From VOA Learning English, this is In The News.
This weekend, President Barack Obama is set to make his second trip to India since taking office. The president will attend India's Republic Day celebrations on Monday. The event includes a military parade and a public showing of Indian weaponry. Experts say the parade may be symbolic of Mr. Obama's visit.
The American leader is to meet with Indian Prime Minister Narendra Modi. They are expected to discuss increasing defense and security ties between the two countries.
Defense and trade cooperation between the two has been increasing in recent years. In 2013, the United States overtook Russia as the largest arms supplier to India, which has spent billions of dollars to modernize its armed forces. India takes part in more joint military exercises with U.S. forces than any other country.
Some observers say Mr. Modi wants to build an even stronger relationship with the United States. C. Raja Mohan works at the Observer Research Foundation in New Delhi. He expects the two sides to begin work on what he calls "a genuine strategic partnership" with far-reaching agreements.
"You have now a government here in Delhi that is prepared to walk the full distance with the U.S., and the U.S., too, I think, has sensed the new opportunity in India."
During Mr. Obama's visit, Indian and U.S. officials are expected to re-state support for a defense cooperation agreement that ends this June. They have also been working to finalize agreements that could lead to U.S. companies producing some military equipment in India.

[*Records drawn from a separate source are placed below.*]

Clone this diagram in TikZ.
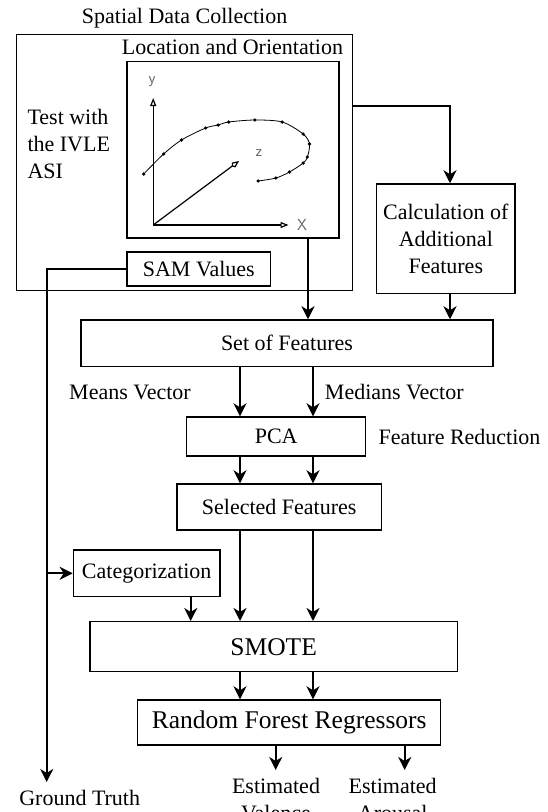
\documentclass[tikz,border=0pt]{standalone}
\usepackage{fontspec}
\setmainfont{Liberation Serif}
\usetikzlibrary{arrows.meta}

\begin{document}
\begin{tikzpicture}[x=1pt,y=-1pt,
  font=\fontsize{22}{27}\selectfont,
  box/.style={draw, line width=1.4pt, inner sep=0pt, align=center},
  big/.style={font=\fontsize{25.5}{30}\selectfont},
  txt/.style={inner sep=0pt, align=center},
  arr/.style={line width=2.2pt, -{Stealth[length=13pt,width=13pt,inset=4pt]}},
  ax/.style={line width=1.2pt, -{Triangle[open,length=8pt,width=6pt]}},
  axlbl/.style={text=black!60, inner sep=0pt, font=\sffamily\fontsize{16}{16}\selectfont}]
\useasboundingbox (0,0) rectangle (548,812);
%\draw[help lines] (0,0) grid[step=50] (548,812);

% spatial data collection
\node[txt] (title) at (184.6,18) {Spatial Data Collection};
\node[box, minimum width=336pt, minimum height=256pt] (sdc) at (184.7,162.7) {};
\node[txt] (loc) at (232.4,47) {Location and Orientation};
\node[box, minimum width=212pt, minimum height=176.5pt] (plot) at (233,149.8) {};
\node[txt, anchor=north west, align=left] (test) at (27.3,109) {Test with\\the IVLE\\ASI};
\node[box, minimum width=143.6pt, minimum height=34pt] (sam) at (198.8,269) {SAM Values};

% trajectory sketch
\coordinate (o) at (153.2,225);
\draw[ax] (o) -- (153.2,98);
\draw[ax] (o) -- (288.5,225);
\draw[line width=1.2pt, -{Kite[open,length=9pt,width=6pt]}] (o) -- (239,161);
\node[axlbl] (ly) at (152,82) {y};
\node[axlbl] (lx) at (302,225) {X};
\node[axlbl] (lz) at (259,153) {z};
\draw[line width=0.8pt] plot[smooth] coordinates {(143.7,174) (163.6,154) (181.5,140) (205.6,128) (218.2,125)
  (228.7,122) (254.9,120) (282.2,122) (303.2,134) (309.5,144) (307.4,157) (303.2,163) (289.5,172) (275.9,178) (258.1,181)};
\foreach \px/\py in {143.7/174,163.6/154,181.5/140,205.6/128,218.2/125,228.7/122,254.9/120,282.2/122,
  303.2/134,309.5/144,307.4/157,303.2/163,289.5/172,275.9/178,258.1/181}
  \fill (\px,\py) circle (1.8pt);

% processing chain
\node[box, minimum width=138.3pt, minimum height=109.3pt] (calc) at (445.8,238.6) {Calculation of\\Additional\\Features};
\node[box, minimum width=412pt, minimum height=46.7pt] (sof) at (287,343.3) {Set of Features};
\node[txt] (mean) at (130,392) {Means Vector};
\node[txt] (median) at (394.3,392) {Medians Vector};
\node[box, minimum width=179pt, minimum height=39pt] (pca) at (276.2,436.5) {PCA};
\node[txt] (red) at (459.5,436.5) {Feature Reduction};
\node[box, minimum width=204.3pt, minimum height=46pt] (self) at (279.2,507) {Selected Features};
\node[box, minimum width=146.7pt, minimum height=46.7pt] (cat) at (146.7,573.3) {Categorization};
\node[box, big, minimum width=367.3pt, minimum height=50pt] (smote) at (273.7,646.7) {SMOTE};
\node[box, big, minimum width=303pt, minimum height=45pt] (rfr) at (289.2,722.5) {Random Forest Regressors};
\node[txt, anchor=north] (gt) at (79.7,790) {Ground Truth};
\node[txt, anchor=north] (ev) at (276,778) {Estimated\\Valence};
\node[txt, anchor=north] (ea) at (392.7,778) {Estimated\\Arousal};

% connectors
\coordinate (cl) at (240,0);
\coordinate (cr) at (313,0);
\coordinate (cp) at (308,0);
\coordinate (cc) at (190.7,0);
\coordinate (cg) at (46.7,0);
\coordinate (ca) at (450,106);
\coordinate (gtend) at (46.7,782);
\coordinate (vend) at (275.7,770);
\coordinate (aend) at (404.7,770);
\draw[arr] (cp |- plot.south) -- (cp |- sof.north);
\draw[arr] (sdc.east |- ca) -- (ca) -- (ca |- calc.north);
\draw[arr] (ca |- calc.south) -- (ca |- sof.north);
\foreach \c in {cl,cr} {
  \draw[arr] (\c |- sof.south) -- (\c |- pca.north);
  \draw[arr] (\c |- pca.south) -- (\c |- self.north);
  \draw[arr] (\c |- self.south) -- (\c |- smote.north);
  \draw[arr] (\c |- smote.south) -- (\c |- rfr.north);
}
\draw[arr] (cc |- cat.south) -- (cc |- smote.north);
\draw[arr] (sam.west) -- (cg |- sam.west) -- (gtend);
\draw[arr] (cg |- cat.west) -- (cat.west);
\draw[arr] (vend |- rfr.south) -- (vend);
\draw[arr] (aend |- rfr.south) -- (aend);
\end{tikzpicture}
\end{document}
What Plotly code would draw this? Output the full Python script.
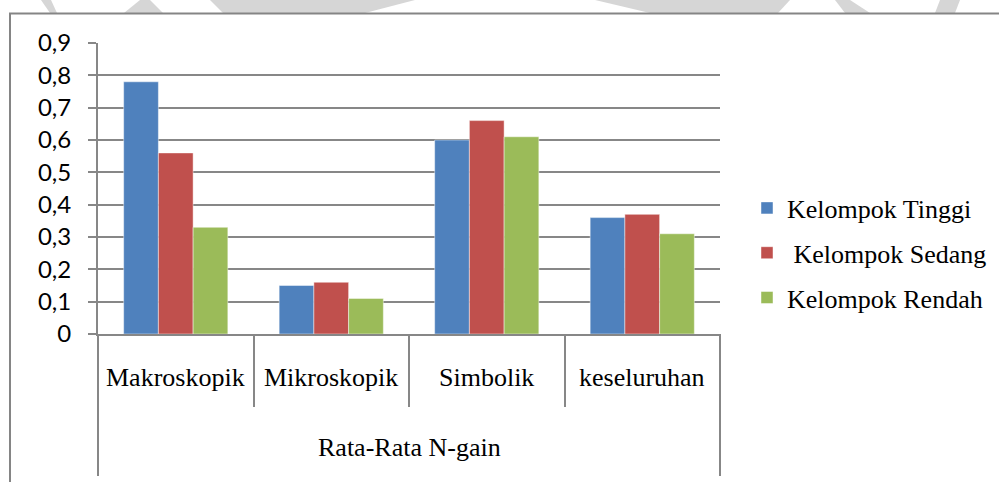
import plotly.graph_objects as go

# ---- data ----
categories = ["Makroskopik", "Mikroskopik", "Simbolik", "keseluruhan"]
group_label = "Rata-Rata N-gain"
series_names = ["Kelompok Tinggi", "\u00a0Kelompok Sedang", "Kelompok Rendah"]
tinggi = [0.78, 0.15, 0.60, 0.36]
sedang = [0.56, 0.16, 0.66, 0.37]
rendah = [0.33, 0.11, 0.61, 0.31]
series_values = [tinggi, sedang, rendah]
colors = ["#4F81BD", "#C0504D", "#9BBB59"]
y_tickvals = [0, 0.1, 0.2, 0.3, 0.4, 0.5, 0.6, 0.7, 0.8, 0.9]
y_ticktext = ["0", "0,1", "0,2", "0,3", "0,4", "0,5", "0,6", "0,7", "0,8", "0,9"]

W, H = 999, 482
GRID = "#878787"
SERIF = "Liberation Serif, Times New Roman, serif"
SANS = "Lato, Carlito, Open Sans, sans-serif"

fig = go.Figure()
for i, (name, vals, col) in enumerate(zip(series_names, series_values, colors)):
    fig.add_trace(go.Bar(
        x=categories, y=vals, name=name, legendgroup=f"g{i}",
        marker=dict(color=col, line=dict(color="rgba(255,255,255,0.45)", width=1)),
    ))

def py(px):
    return 1 - px / H

shapes = []
# faint watermark pieces above the chart border
wm = "#d6d6d6"
polys = [
    [(41, 0), (51, 0), (57, 13), (50, 13)],
    [(140, 0), (150, 0), (163, 13), (124, 13)],
    [(210, 0), (415, 0), (365, 13), (223, 13)],
    [(595, 0), (790, 0), (778, 13), (650, 13)],
    [(835, 0), (850, 0), (870, 13), (845, 13)],
    [(940, 0), (960, 0), (955, 13), (935, 13)],
]
for p in polys:
    path = "M " + " L ".join(f"{x / W},{py(y)}" for x, y in p) + " Z"
    shapes.append(dict(type="path", xref="paper", yref="paper", path=path,
                       fillcolor=wm, line=dict(width=0), layer="below"))
# chart border (extends beyond right/bottom edges)
shapes.append(dict(type="rect", xref="paper", yref="paper",
                   x0=10 / W, x1=1.05, y0=-0.05, y1=py(13.5),
                   line=dict(color="#858585", width=2), fillcolor="white", layer="below"))
# outer group dividers
for xd in (0, 1):
    shapes.append(dict(type="line", xref="x domain", yref="paper",
                       x0=xd, x1=xd, y0=py(476), y1=py(334),
                       line=dict(color=GRID, width=2)))

annotations = []
for c in categories:
    annotations.append(dict(x=c, xref="x", y=py(377), yref="paper", text=c,
                            showarrow=False, yanchor="middle", xanchor="center",
                            font=dict(family=SERIF, size=26, color="black")))
annotations.append(dict(x=0.5, xref="x domain", y=py(447), yref="paper", text=group_label,
                        showarrow=False, yanchor="middle", xanchor="center",
                        font=dict(family=SERIF, size=26, color="black")))

fig.update_layout(
    width=W, height=H,
    margin=dict(l=0, r=0, t=0, b=0, autoexpand=False),
    paper_bgcolor="white", plot_bgcolor="white",
    barmode="group", bargap=0.33, bargroupgap=0,
    shapes=shapes, annotations=annotations,
    xaxis=dict(domain=[98 / W, 720 / W], type="category", automargin=False,
               showticklabels=False, showgrid=False,
               ticks="outside", tickson="boundaries", ticklen=71,
               tickwidth=2, tickcolor=GRID,
               showline=True, linecolor=GRID, linewidth=2, zeroline=False,
               fixedrange=True),
    yaxis=dict(domain=[py(334), py(43)], range=[0, 0.9], automargin=False,
               tickvals=y_tickvals, ticktext=y_ticktext,
               showgrid=True, gridcolor=GRID, gridwidth=2,
               ticks="outside", ticklen=8, tickwidth=2, tickcolor=GRID,
               showline=True, linecolor=GRID, linewidth=2, zeroline=False,
               tickfont=dict(family=SANS, size=24, color="black"),
               ticklabelstandoff=12, fixedrange=True),
    legend=dict(x=747 / W, xanchor="left", y=py(253), yanchor="middle",
                traceorder="grouped", tracegroupgap=8,
                font=dict(family=SERIF, size=26, color="black"),
                bgcolor="rgba(0,0,0,0)", borderwidth=0),
    showlegend=True,
)

fig.write_html("out.html")
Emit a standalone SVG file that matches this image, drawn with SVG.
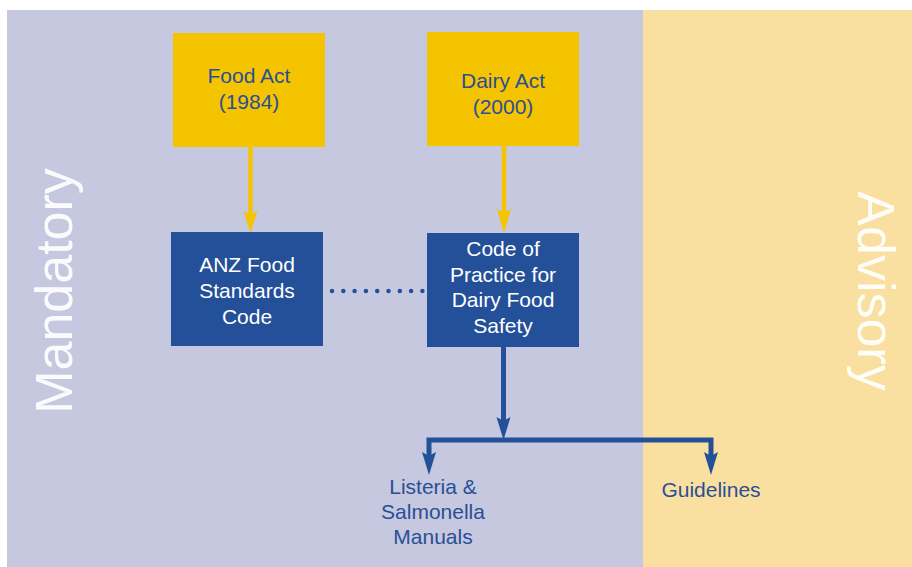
<svg xmlns="http://www.w3.org/2000/svg" width="912" height="567" viewBox="0 0 912 567">
<style>
text{font-family:"Liberation Sans",Arial,sans-serif;text-anchor:middle}
.lbl{font-size:21px;fill:#2A4F96}
.wl{font-size:21px;fill:#FFFFFF}
.side{font-size:52px;fill:#FFFFFF;fill-opacity:0.92}
.yb{fill:#F5C400}
.bb{fill:#24509A}
.ya{stroke:#F5C400;stroke-width:4.5;fill:none}
.ba{stroke:#24509A;stroke-width:5;fill:none}
.yh{fill:#F5C400}
.bh{fill:#24509A}
</style>
<rect width="912" height="567" fill="#FFFFFF"/>
<g id="zones">
<rect x="7" y="10" width="636" height="557" fill="#C5C8DF"/>
<rect x="643" y="10" width="269" height="557" fill="#FAE0A0"/>
<text class="side" transform="translate(72,291) rotate(-90)">Mandatory</text>
<text class="side" transform="translate(858,291) rotate(90)">Advisory</text>
</g>
<g id="connectors">
<line class="ya" x1="250.5" y1="147" x2="250.5" y2="222"/>
<polygon class="yh" points="243.5,211 250.5,215 257.5,211 250.5,233"/>
<line class="ya" x1="504" y1="146" x2="504" y2="222"/>
<polygon class="yh" points="497,209 504,213 511,209 504,233"/>
<line x1="332" y1="291" x2="426" y2="291" stroke="#24509A" stroke-width="4.5" stroke-linecap="round" stroke-dasharray="0 11.3"/>
<line class="ba" x1="503.5" y1="347" x2="503.5" y2="428"/>
<polygon class="bh" points="496.5,417 503.5,421 510.5,417 503.5,440"/>
<path class="ba" d="M429,462 V440 H711 V462"/>
<polygon class="bh" points="422,452 429,456 436,452 429,475"/>
<polygon class="bh" points="704,452 711,456 718,452 711,475"/>
</g>
<g id="food-act">
<rect class="yb" x="173" y="33" width="152" height="114"/>
<text class="lbl" x="249" y="83">Food Act</text>
<text class="lbl" x="249" y="109">(1984)</text>
</g>
<g id="dairy-act">
<rect class="yb" x="427" y="32" width="152" height="114"/>
<text class="lbl" x="503" y="88">Dairy Act</text>
<text class="lbl" x="503" y="114">(2000)</text>
</g>
<g id="anz-code">
<rect class="bb" x="171" y="232" width="152" height="114"/>
<text class="wl" x="247" y="272">ANZ Food</text>
<text class="wl" x="247" y="298">Standards</text>
<text class="wl" x="247" y="324">Code</text>
</g>
<g id="dairy-code">
<rect class="bb" x="427" y="233" width="152" height="114"/>
<text class="wl" x="503" y="256">Code of</text>
<text class="wl" x="503" y="282">Practice for</text>
<text class="wl" x="503" y="307">Dairy Food</text>
<text class="wl" x="503" y="333">Safety</text>
</g>
<g id="manuals">
<text class="lbl" x="433" y="494">Listeria &amp;</text>
<text class="lbl" x="433" y="519">Salmonella</text>
<text class="lbl" x="433" y="544">Manuals</text>
</g>
<g id="guidelines">
<text class="lbl" x="711" y="497">Guidelines</text>
</g>
</svg>
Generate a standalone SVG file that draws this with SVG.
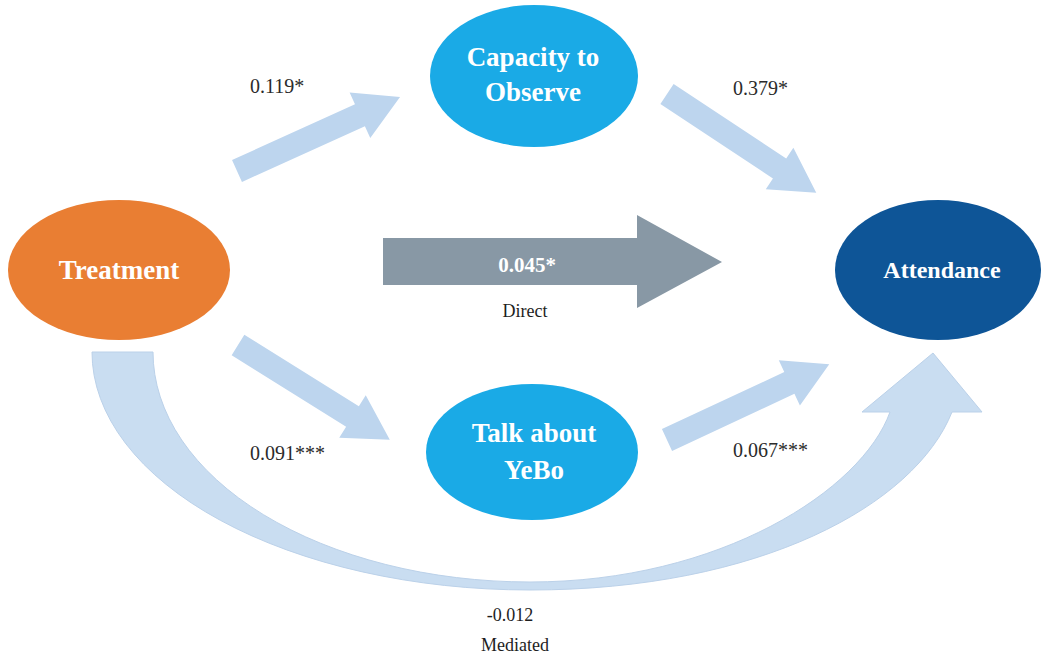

The Indian government wants American companies to produce more weapons at home under what are known as technology transfer agreements. But that would not be easy. The United States has many rules on limiting movement of sensitive technology.
Bharat Karnad is a security expert at New Delhi's Center for Policy Research. He does not expect major outcomes from Mr. Obama's visit. He thinks India will not be satisfied with what the U.S. offers on technology transfers of military equipment.
"As I see it, it is going to be more platitudes, more instruments being created, more committees being set up, but nothing really there on the ground, in terms of both countries being satisfied with something substantive and hefty."
Experts say it will take time for the two countries to build trust in some areas. But they are moving closer because of security issues.
Chintamani Mahapatra is with New Delhi's Jawaharlal Nehru University. He says both sides are concerned about signs of a more aggressive China and possible unrest in Afghanistan after withdrawal of Western troops.
"Indians and Americans have been quarrelling over economic issues, IPR (intellectual property rights) issues, dumping issues, etc., etc., and, of course, on critical areas of foreign affairs, like Pakistan and Iran and China, the two countries do not agree 100 percent. But in matters of defense and security cooperation, there is hardly any dispute. The idea is to have a good, positive win-win balance of power in Asia."
During his first visit to India in 2010, President Obama told Indian lawmakers that the relationship between the two countries will be the "defining partnership of the 21st century." There is hope that this visit will re-energize that partnership.
And that's In The News from VOA Learning English. I'm Bob Doughty.